Since exactly one color must be assigned to each edge, each row of $X$ must be one-hot:

\[\begin{aligned} \text{onehot}&= \sum_{i=0}^{s-1}\bigr(\sum_{j=0}^{m-1}x_{i,j}==1\bigl)\\ &=\sum_{i=0}^{s-1}\bigr(1-\sum_{j=0}^{m-1}x_{i,j}\bigl)^2 \end{aligned}\]

Incident edges must differ

For each node, any pair of distinct incident edges must not be assigned the same color. This can be penalized as follows:

\[\begin{aligned} \text{different}&= \sum_{u\in V}\sum_{\substack{i<k\\ i,k\in I(u)}}x_i\cdot x_k\\ &=\sum_{u\in V}\sum_{\substack{i<k\\ i,k\in I(u)}}\sum_{j=0}^{m-1}x_{i,j}x_{k,j} \end{aligned}\]

where $I(u)\subseteq \lbrace 0,1,\ldots,s−1\rbrace$ denotes the set of edge IDs incident to node $u$.

QUBO objective

By combining these expressions, we obtain the QUBO objective function:

\[\begin{aligned} f &= \text{onehot}+\text{different} \end{aligned}\]

This objective attains the minimum value 0 if and only if a valid edge coloring of the graph exists.

PyQBPP formulation

It is known that the edge chromatic number of a simple graph is either $\Delta$ or $\Delta+1$, where $\Delta$ is the maximum degree of the graph. The following PyQBPP program attempts to find an edge coloring of a graph with $n$ nodes and $s$ edges using $m=\Delta$ colors:

import pyqbpp as qbpp

n = 16
edges = [
    (0, 1),  (0, 2),  (0, 4),  (1, 3),  (1, 4),  (1, 7),  (2, 5),
    (2, 6),  (3, 7),  (3, 13), (3, 15), (4, 6),  (4, 7),  (4, 14),
    (5, 8),  (6, 8),  (6, 14), (7, 14), (7, 15), (8, 9),  (8, 12),
    (9, 10), (9, 11), (9, 12), (10, 11),(10, 12),(10, 13),(10, 14),
    (10, 15),(11, 13),(12, 14),(13, 15),(14, 15)]

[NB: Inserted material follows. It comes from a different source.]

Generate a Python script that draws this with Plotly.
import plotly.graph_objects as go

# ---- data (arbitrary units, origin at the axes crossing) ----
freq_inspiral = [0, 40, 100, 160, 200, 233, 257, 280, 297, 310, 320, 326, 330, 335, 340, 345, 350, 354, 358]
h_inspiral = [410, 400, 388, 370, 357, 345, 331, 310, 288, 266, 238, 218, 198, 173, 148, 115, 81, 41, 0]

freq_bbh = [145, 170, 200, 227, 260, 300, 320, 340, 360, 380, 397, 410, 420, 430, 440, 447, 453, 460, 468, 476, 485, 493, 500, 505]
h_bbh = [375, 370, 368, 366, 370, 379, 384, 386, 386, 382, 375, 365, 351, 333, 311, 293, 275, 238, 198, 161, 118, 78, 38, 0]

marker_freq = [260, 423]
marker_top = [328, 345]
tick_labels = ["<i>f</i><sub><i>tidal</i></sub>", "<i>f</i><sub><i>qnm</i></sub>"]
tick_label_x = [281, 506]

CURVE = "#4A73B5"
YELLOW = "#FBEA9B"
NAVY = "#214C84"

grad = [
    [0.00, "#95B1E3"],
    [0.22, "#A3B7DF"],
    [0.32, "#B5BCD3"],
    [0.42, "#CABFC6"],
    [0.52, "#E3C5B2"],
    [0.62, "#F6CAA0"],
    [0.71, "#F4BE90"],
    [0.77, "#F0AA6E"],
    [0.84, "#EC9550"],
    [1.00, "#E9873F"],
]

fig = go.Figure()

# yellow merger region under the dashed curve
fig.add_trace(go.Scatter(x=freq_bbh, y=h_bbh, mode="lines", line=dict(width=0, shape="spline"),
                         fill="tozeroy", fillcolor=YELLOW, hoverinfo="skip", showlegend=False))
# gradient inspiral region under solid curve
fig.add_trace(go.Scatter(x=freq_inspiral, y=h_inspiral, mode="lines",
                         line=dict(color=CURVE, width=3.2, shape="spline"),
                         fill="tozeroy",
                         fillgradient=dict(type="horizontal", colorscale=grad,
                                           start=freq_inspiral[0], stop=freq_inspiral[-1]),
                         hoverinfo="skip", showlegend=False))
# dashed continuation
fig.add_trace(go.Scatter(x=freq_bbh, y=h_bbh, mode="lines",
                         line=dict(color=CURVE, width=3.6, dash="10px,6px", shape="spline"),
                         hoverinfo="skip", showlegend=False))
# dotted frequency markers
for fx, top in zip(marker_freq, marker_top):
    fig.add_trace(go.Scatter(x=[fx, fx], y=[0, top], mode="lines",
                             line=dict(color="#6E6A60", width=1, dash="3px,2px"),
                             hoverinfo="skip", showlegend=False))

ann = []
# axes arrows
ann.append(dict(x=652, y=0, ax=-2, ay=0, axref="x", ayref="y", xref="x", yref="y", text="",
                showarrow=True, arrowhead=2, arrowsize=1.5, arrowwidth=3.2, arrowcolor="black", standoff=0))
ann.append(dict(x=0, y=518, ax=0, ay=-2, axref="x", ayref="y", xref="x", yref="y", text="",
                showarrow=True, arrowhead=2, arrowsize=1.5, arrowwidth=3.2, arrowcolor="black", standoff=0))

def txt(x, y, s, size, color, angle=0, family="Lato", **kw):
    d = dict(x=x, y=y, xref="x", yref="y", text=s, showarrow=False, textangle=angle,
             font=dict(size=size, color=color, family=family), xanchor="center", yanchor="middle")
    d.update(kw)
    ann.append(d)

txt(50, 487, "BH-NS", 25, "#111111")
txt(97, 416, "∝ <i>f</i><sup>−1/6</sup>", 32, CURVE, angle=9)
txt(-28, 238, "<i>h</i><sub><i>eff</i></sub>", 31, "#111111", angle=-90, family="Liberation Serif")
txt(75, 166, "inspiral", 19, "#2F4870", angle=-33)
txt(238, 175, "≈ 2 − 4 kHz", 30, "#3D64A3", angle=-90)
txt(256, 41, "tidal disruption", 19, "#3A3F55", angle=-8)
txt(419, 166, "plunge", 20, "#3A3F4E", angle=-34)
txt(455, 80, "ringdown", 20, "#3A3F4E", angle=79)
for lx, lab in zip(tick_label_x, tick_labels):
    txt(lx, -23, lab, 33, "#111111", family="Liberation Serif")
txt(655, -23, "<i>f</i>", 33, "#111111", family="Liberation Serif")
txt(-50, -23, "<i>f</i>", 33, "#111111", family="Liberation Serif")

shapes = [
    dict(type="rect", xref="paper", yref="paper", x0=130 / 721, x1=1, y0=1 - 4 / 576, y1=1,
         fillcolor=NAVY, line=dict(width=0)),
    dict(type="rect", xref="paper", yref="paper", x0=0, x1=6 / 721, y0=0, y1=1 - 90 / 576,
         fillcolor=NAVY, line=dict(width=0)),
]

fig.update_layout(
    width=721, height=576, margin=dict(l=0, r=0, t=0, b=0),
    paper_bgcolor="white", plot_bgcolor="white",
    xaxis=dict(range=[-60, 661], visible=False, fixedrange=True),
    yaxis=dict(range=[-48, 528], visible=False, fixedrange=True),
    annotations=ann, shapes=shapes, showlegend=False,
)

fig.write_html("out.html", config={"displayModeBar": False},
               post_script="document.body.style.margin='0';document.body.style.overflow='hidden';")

adj = [[] for _ in range(n)]
for i, (u, v) in enumerate(edges):
    adj[u].append(i)
    adj[v].append(i)

max_degree = max(len(neighbors) for neighbors in adj)
m = max_degree

s = len(edges)
x = qbpp.var("x", shape=(s, m))

onehot = qbpp.sum(qbpp.vector_sum(x) == 1)
different = 0
for i in range(n):
    for u in adj[i]:
        for v in adj[i]:
            if u < v:
                different += qbpp.sum(x[u] * x[v])

f = onehot + different

f.simplify_as_binary()
solver = qbpp.EasySolver(f)
sol = solver.search(target_energy=0)

print(f"colors = {m}")
print(f"onehot = {sol(onehot)}")
print(f"different = {sol(different)}")

# Extract the color assigned to each edge (returns -1 if the row is not one-hot)
edge_color = [next((j for j in range(m) if sol(x[i][j]) == 1), -1)
              for i in range(s)]
for i in range(s):
    print(f"Edge {edges[i]}: color {edge_color[i]}")

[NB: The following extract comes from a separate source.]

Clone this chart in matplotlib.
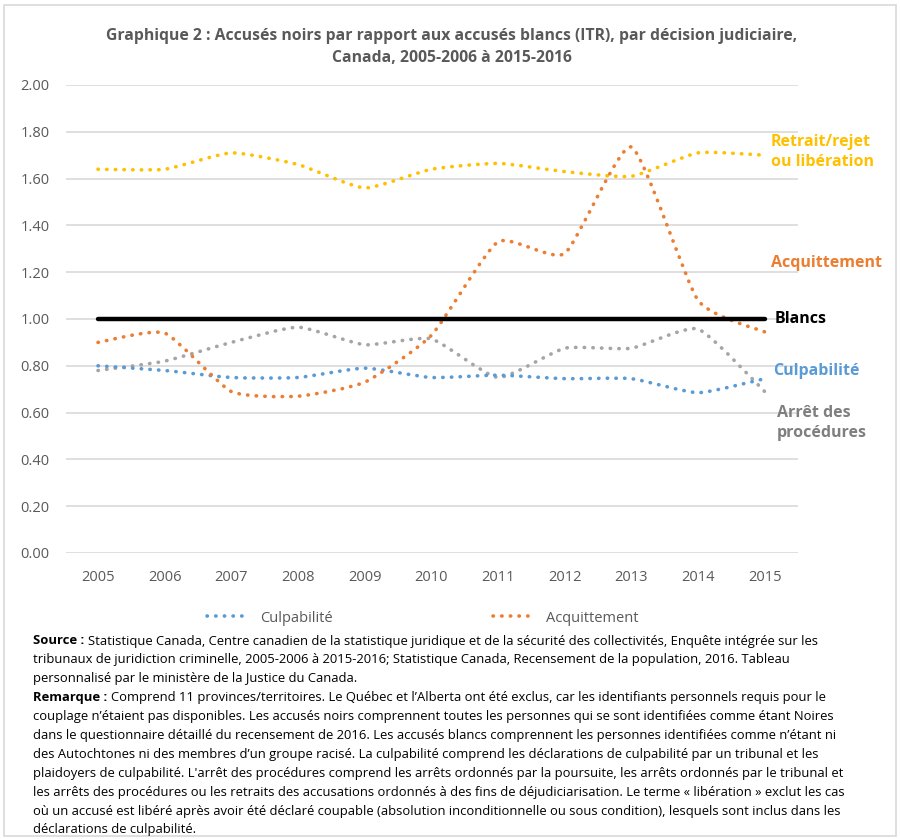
import numpy as np
import matplotlib
matplotlib.use("Agg")
import matplotlib.pyplot as plt
from matplotlib.path import Path
from matplotlib.patches import PathPatch, Rectangle
from matplotlib.lines import Line2D

plt.rcParams['font.family'] = ['Open Sans', 'DejaVu Sans']

# ========================================
# Data
# ========================================
years = [2005, 2006, 2007, 2008, 2009, 2010, 2011, 2012, 2013, 2014, 2015]
culpabilite = [0.80, 0.78, 0.75, 0.75, 0.79, 0.75, 0.76, 0.745, 0.745, 0.685, 0.745]
acquittement = [0.90, 0.94, 0.69, 0.67, 0.73, 0.93, 1.33, 1.28, 1.735, 1.08, 0.945]
arret = [0.78, 0.82, 0.90, 0.965, 0.89, 0.915, 0.75, 0.875, 0.875, 0.957, 0.69]
retrait = [1.64, 1.64, 1.71, 1.66, 1.56, 1.64, 1.665, 1.63, 1.61, 1.71, 1.70]
blancs = [1.00] * len(years)

yticks = [0.0, 0.2, 0.4, 0.6, 0.8, 1.0, 1.2, 1.4, 1.6, 1.8, 2.0]

c_blue = '#5B9BD5'
c_orange = '#ED7D31'
c_gray = '#A5A5A5'
c_yellow = '#FFC000'
c_text = '#595959'

title = ("Graphique 2 : Accusés noirs par rapport aux accusés blancs (ITR), par décision judiciaire,\n"
         "Canada, 2005-2006 à 2015-2016")

notes = [
    ("Source : ", "Statistique Canada, Centre canadien de la statistique juridique et de la sécurité des collectivités, Enquête intégrée sur les"),
    ("", "tribunaux de juridiction criminelle, 2005-2006 à 2015-2016; Statistique Canada, Recensement de la population, 2016. Tableau"),
    ("", "personnalisé par le ministère de la Justice du Canada."),
    ("Remarque : ", "Comprend 11 provinces/territoires. Le Québec et l’Alberta ont été exclus, car les identifiants personnels requis pour le"),
    ("", "couplage n’étaient pas disponibles. Les accusés noirs comprennent toutes les personnes qui se sont identifiées comme étant Noires"),
    ("", "dans le questionnaire détaillé du recensement de 2016. Les accusés blancs comprennent les personnes identifiées comme n’étant ni"),
    ("", "des Autochtones ni des membres d’un groupe racisé. La culpabilité comprend les déclarations de culpabilité par un tribunal et les"),
    ("", "plaidoyers de culpabilité. L'arrêt des procédures comprend les arrêts ordonnés par la poursuite, les arrêts ordonnés par le tribunal et"),
    ("", "les arrêts des procédures ou les retraits des accusations ordonnés à des fins de déjudiciarisation. Le terme « libération » exclut les cas"),
    ("", "où un accusé est libéré après avoir été déclaré coupable (absolution inconditionnelle ou sous condition), lesquels sont inclus dans les"),
    ("", "déclarations de culpabilité."),
]


def smooth_path(xs, ys, k=0.09):
    # mild Excel-like smoothing: cubic Bezier segments through the points
    pts = np.column_stack([xs, ys]).astype(float)
    n = len(pts)
    verts = [pts[0]]
    codes = [Path.MOVETO]
    for i in range(n - 1):
        p0 = pts[max(i - 1, 0)]
        p1 = pts[i]
        p2 = pts[i + 1]
        p3 = pts[min(i + 2, n - 1)]
        verts += [p1 + (p2 - p0) * k, p2 - (p3 - p1) * k, p2]
        codes += [Path.CURVE4] * 3
    return Path(verts, codes)


fig = plt.figure(figsize=(9, 8.39), dpi=100)
fig.patches.append(Rectangle((0.004, 0.003), 0.992, 0.991, transform=fig.transFigure,
                             fill=False, edgecolor='#D9D9D9', linewidth=1.2))

ax = fig.add_axes([66 / 900, 1 - 553 / 839, (798 - 66) / 900, (553 - 85) / 839])
ax.set_xlim(2004.52, 2015.5)
ax.set_ylim(0, 2.0)
ax.set_yticks(yticks)
ax.set_yticklabels([f'{v:.2f}' for v in yticks])
ax.set_xticks(years)
ax.tick_params(length=0, labelsize=10.5, labelcolor=c_text)
ax.tick_params(axis='y', pad=12)
ax.tick_params(axis='x', pad=12)
for s in ax.spines.values():
    s.set_visible(False)
ax.grid(axis='y', color='#D9D9D9', linewidth=1.2)
ax.set_axisbelow(True)

dots = (0, (0.1, 2.3))
for vals, col in [(retrait, c_yellow), (arret, c_gray), (culpabilite, c_blue), (acquittement, c_orange)]:
    patch = PathPatch(smooth_path(years, vals), transform=ax.transData, fill=False,
                      edgecolor=col, linewidth=2.6, linestyle=dots, capstyle='round')
    ax.add_patch(patch)

ax.plot(years, blancs, color='black', linewidth=3.2, solid_capstyle='round', zorder=3)

# Right-hand series labels
lab = dict(fontsize=11.5, fontweight='bold', ha='left', va='center', clip_on=False)
ax.text(2015.09, 1.714, "Retrait/rejet\nou libération", color=c_yellow, linespacing=1.35, **lab)
ax.text(2015.09, 1.24, "Acquittement", color=c_orange, **lab)
ax.text(2015.15, 1.0, "Blancs", color='black', **lab)
ax.text(2015.13, 0.778, "Culpabilité", color=c_blue, **lab)
ax.text(2015.18, 0.556, "Arrêt des\nprocédures", color='#7F7F7F', linespacing=1.35, **lab)

fig.text(452 / 900, 1 - 47 / 839, title, ha='center', va='center', fontsize=11.3,
         fontweight='bold', color=c_text, linespacing=1.5)

handles = [Line2D([0], [0], color=c_blue, linewidth=2.6, linestyle=dots, dash_capstyle='round'),
           Line2D([0], [0], color=c_orange, linewidth=2.6, linestyle=dots, dash_capstyle='round')]
fig.legend(handles, ['Culpabilité', 'Acquittement'], loc='center', ncol=2,
           bbox_to_anchor=(423 / 900, 1 - 618 / 839), frameon=False, fontsize=10.5,
           labelcolor=c_text, handlelength=2.9, columnspacing=11.0, handletextpad=0.75,
           borderpad=0.0)

# Footnotes with bold prefixes
fig.canvas.draw()
renderer = fig.canvas.get_renderer()
x0 = 33 / 900
y0 = 641
for i, (bold, rest) in enumerate(notes):
    yy = 1 - (y0 + i * 18.9) / 839
    x = x0
    if bold:
        t = fig.text(x, yy, bold, fontsize=9.4, fontweight='bold', va='center', ha='left', color='black')
        bb = t.get_window_extent(renderer)
        x = bb.x1 / fig.bbox.width
    fig.text(x, yy, rest, fontsize=9.4, va='center', ha='left', color='black')

plt.savefig('out.png', dpi=100)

In this program, we first build the incidence list adj, where adj[i] stores the indices of edges incident to node i. We then compute the maximum degree $\Delta$ and set m=$\Delta$. Next, we define an s$\times$m matrix x of binary variables, where x[i][j]=1 means that edge i is assigned color j. We construct the expressions onehot, different, and f as follows:

• onehot enforces that each edge is assigned exactly one color, using qbpp.vector_sum(x) == 1 on each row.
• different penalizes pairs of edges that share an endpoint and are assigned the same color, using x[u] * x[v] to form the elementwise product of the two rows and qbpp.sum() to sum across the m color columns.
• f = onehot + different is the QUBO objective, which attains the minimum value 0 if and only if a valid m-edge-coloring is found.

We solve the resulting QUBO using the Easy Solver with target_energy=0, and store the solution in sol. We then print the values of onehot and different evaluated at sol.

We also compute edge_color, which stores the color assigned to each edge, by scanning each row of sol(x) and recording the position of the 1. If a row is not a valid one-hot vector, -1 is recorded instead.

This program produces the following output:

colors = 6
onehot = 0
different = 0

Therefore, a valid edge coloring using m = 6 colors is found.

Visualization using matplotlib

The following code visualizes the Edge Coloring solution. Each edge is drawn in the color assigned by the solver, cycling through a fixed palette:

import matplotlib.pyplot as plt
import networkx as nx

G = nx.Graph()
G.add_nodes_from(range(n))
G.add_edges_from(edges)
pos = nx.spring_layout(G, seed=42)

palette = ["#e74c3c", "#3498db", "#2ecc71", "#f39c12", "#9b59b6", "#1abc9c",
           "#e67e22", "#2c3e50"]
edge_color_idx = [next((k for k in range(m) if sol(x[i][k]) == 1), 0)
                  for i in range(len(edges))]
edge_colors = [palette[c % len(palette)] for c in edge_color_idx]
nx.draw(G, pos, with_labels=True, node_color="#d5dbdb", node_size=400,
        font_size=9, edge_color=edge_colors, width=2.5)
plt.title(f"Edge Coloring ({m} colors)")
plt.savefig("edge_color.png", dpi=150, bbox_inches="tight")
plt.show()

Each edge is colored according to its assigned color, so that no two edges sharing an endpoint have the same color.